Supplied material.

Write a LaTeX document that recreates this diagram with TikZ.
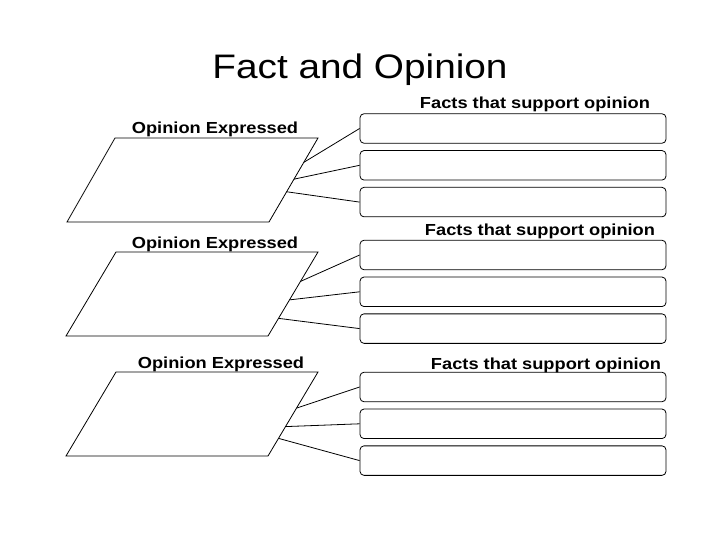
\documentclass[tikz,border=0pt]{standalone}
\usepackage{fontspec}
\usepackage{graphicx}
\setmainfont{Liberation Sans}
\usetikzlibrary{positioning,calc}
\newcommand{\widetext}[1]{\scalebox{1.14}[1]{#1}}
\begin{document}
\begin{tikzpicture}[x=1pt, y=-1pt, line width=0.8pt,
  factbox/.style={draw, rounded corners=4pt, minimum width=306pt, minimum height=29.5pt, inner sep=0pt},
  boxlabel/.style={anchor=base, font=\bfseries\fontsize{16}{19}\selectfont},
  node distance=6.5pt]
\useasboundingbox (0,0) rectangle (720,540);
\node[anchor=base, font=\fontsize{34}{40}\selectfont] (title) at (360,79) {\widetext{Fact and Opinion}};
% first group
\node[boxlabel] (op1label) at (215,134) {\widetext{Opinion Expressed}};
\coordinate (op1tl) at (115,138);
\coordinate (op1tr) at (318,138);
\coordinate (op1br) at (269,222);
\coordinate (op1bl) at (67,222);
\draw (op1tl) -- (op1tr) -- (op1br) -- (op1bl) -- cycle;
\node[boxlabel] (fact1label) at (535,109) {\widetext{Facts that support opinion}};
\node[factbox] (f11) at (513,128.5) {};
\node[factbox, below=of f11] (f12) {};
\node[factbox, below=of f12] (f13) {};
\coordinate (op1a) at ($(op1tr)!0.29!(op1br)$);
\coordinate (op1b) at ($(op1tr)!0.49!(op1br)$);
\coordinate (op1c) at ($(op1tr)!0.64!(op1br)$);
\draw (op1a) -- (f11.west);
\draw (op1b) -- (f12.west);
\draw (op1c) -- (f13.west);
% second group
\node[boxlabel] (op2label) at (215,248) {\widetext{Opinion Expressed}};
\coordinate (op2tl) at (116,252);
\coordinate (op2tr) at (318,252);
\coordinate (op2br) at (268,336);
\coordinate (op2bl) at (66,336);
\draw (op2tl) -- (op2tr) -- (op2br) -- (op2bl) -- cycle;
\node[boxlabel] (fact2label) at (540,236) {\widetext{Facts that support opinion}};
\node[factbox] (f21) at (513,255) {};
\node[factbox, below=of f21] (f22) {};
\node[factbox, below=of f22] (f23) {};
\coordinate (op2a) at ($(op2tr)!0.35!(op2br)$);
\coordinate (op2b) at ($(op2tr)!0.57!(op2br)$);
\coordinate (op2c) at ($(op2tr)!0.79!(op2br)$);
\draw (op2a) -- (f21.west);
\draw (op2b) -- (f22.west);
\draw (op2c) -- (f23.west);
% third group
\node[boxlabel] (op3label) at (221,368) {\widetext{Opinion Expressed}};
\coordinate (op3tl) at (116,372);
\coordinate (op3tr) at (318,372);
\coordinate (op3br) at (268,456);
\coordinate (op3bl) at (66,456);
\draw (op3tl) -- (op3tr) -- (op3br) -- (op3bl) -- cycle;
\node[boxlabel] (fact3label) at (546,369) {\widetext{Facts that support opinion}};
\node[factbox] (f31) at (513,387) {};
\node[factbox, below=of f31] (f32) {};
\node[factbox, below=of f32] (f33) {};
\coordinate (op3a) at ($(op3tr)!0.43!(op3br)$);
\coordinate (op3b) at ($(op3tr)!0.65!(op3br)$);
\coordinate (op3c) at ($(op3tr)!0.79!(op3br)$);
\draw (op3a) -- (f31.west);
\draw (op3b) -- (f32.west);
\draw (op3c) -- (f33.west);
\end{tikzpicture}
\end{document}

Stated problem. Write out the material above once more, exactly as it reads, with no pictures.

Result for this exercise.
Write a LaTeX document that recreates this diagram with TikZ.
\documentclass[tikz,border=0pt]{standalone}
\usepackage{fontspec}
\usepackage{graphicx}
\setmainfont{Liberation Sans}
\usetikzlibrary{positioning,calc}
\newcommand{\widetext}[1]{\scalebox{1.14}[1]{#1}}
\begin{document}
\begin{tikzpicture}[x=1pt, y=-1pt, line width=0.8pt,
  factbox/.style={draw, rounded corners=4pt, minimum width=306pt, minimum height=29.5pt, inner sep=0pt},
  boxlabel/.style={anchor=base, font=\bfseries\fontsize{16}{19}\selectfont},
  node distance=6.5pt]
\useasboundingbox (0,0) rectangle (720,540);
\node[anchor=base, font=\fontsize{34}{40}\selectfont] (title) at (360,79) {\widetext{Fact and Opinion}};
% first group
\node[boxlabel] (op1label) at (215,134) {\widetext{Opinion Expressed}};
\coordinate (op1tl) at (115,138);
\coordinate (op1tr) at (318,138);
\coordinate (op1br) at (269,222);
\coordinate (op1bl) at (67,222);
\draw (op1tl) -- (op1tr) -- (op1br) -- (op1bl) -- cycle;
\node[boxlabel] (fact1label) at (535,109) {\widetext{Facts that support opinion}};
\node[factbox] (f11) at (513,128.5) {};
\node[factbox, below=of f11] (f12) {};
\node[factbox, below=of f12] (f13) {};
\coordinate (op1a) at ($(op1tr)!0.29!(op1br)$);
\coordinate (op1b) at ($(op1tr)!0.49!(op1br)$);
\coordinate (op1c) at ($(op1tr)!0.64!(op1br)$);
\draw (op1a) -- (f11.west);
\draw (op1b) -- (f12.west);
\draw (op1c) -- (f13.west);
% second group
\node[boxlabel] (op2label) at (215,248) {\widetext{Opinion Expressed}};
\coordinate (op2tl) at (116,252);
\coordinate (op2tr) at (318,252);
\coordinate (op2br) at (268,336);
\coordinate (op2bl) at (66,336);
\draw (op2tl) -- (op2tr) -- (op2br) -- (op2bl) -- cycle;
\node[boxlabel] (fact2label) at (540,236) {\widetext{Facts that support opinion}};
\node[factbox] (f21) at (513,255) {};
\node[factbox, below=of f21] (f22) {};
\node[factbox, below=of f22] (f23) {};
\coordinate (op2a) at ($(op2tr)!0.35!(op2br)$);
\coordinate (op2b) at ($(op2tr)!0.57!(op2br)$);
\coordinate (op2c) at ($(op2tr)!0.79!(op2br)$);
\draw (op2a) -- (f21.west);
\draw (op2b) -- (f22.west);
\draw (op2c) -- (f23.west);
% third group
\node[boxlabel] (op3label) at (221,368) {\widetext{Opinion Expressed}};
\coordinate (op3tl) at (116,372);
\coordinate (op3tr) at (318,372);
\coordinate (op3br) at (268,456);
\coordinate (op3bl) at (66,456);
\draw (op3tl) -- (op3tr) -- (op3br) -- (op3bl) -- cycle;
\node[boxlabel] (fact3label) at (546,369) {\widetext{Facts that support opinion}};
\node[factbox] (f31) at (513,387) {};
\node[factbox, below=of f31] (f32) {};
\node[factbox, below=of f32] (f33) {};
\coordinate (op3a) at ($(op3tr)!0.43!(op3br)$);
\coordinate (op3b) at ($(op3tr)!0.65!(op3br)$);
\coordinate (op3c) at ($(op3tr)!0.79!(op3br)$);
\draw (op3a) -- (f31.west);
\draw (op3b) -- (f32.west);
\draw (op3c) -- (f33.west);
\end{tikzpicture}
\end{document}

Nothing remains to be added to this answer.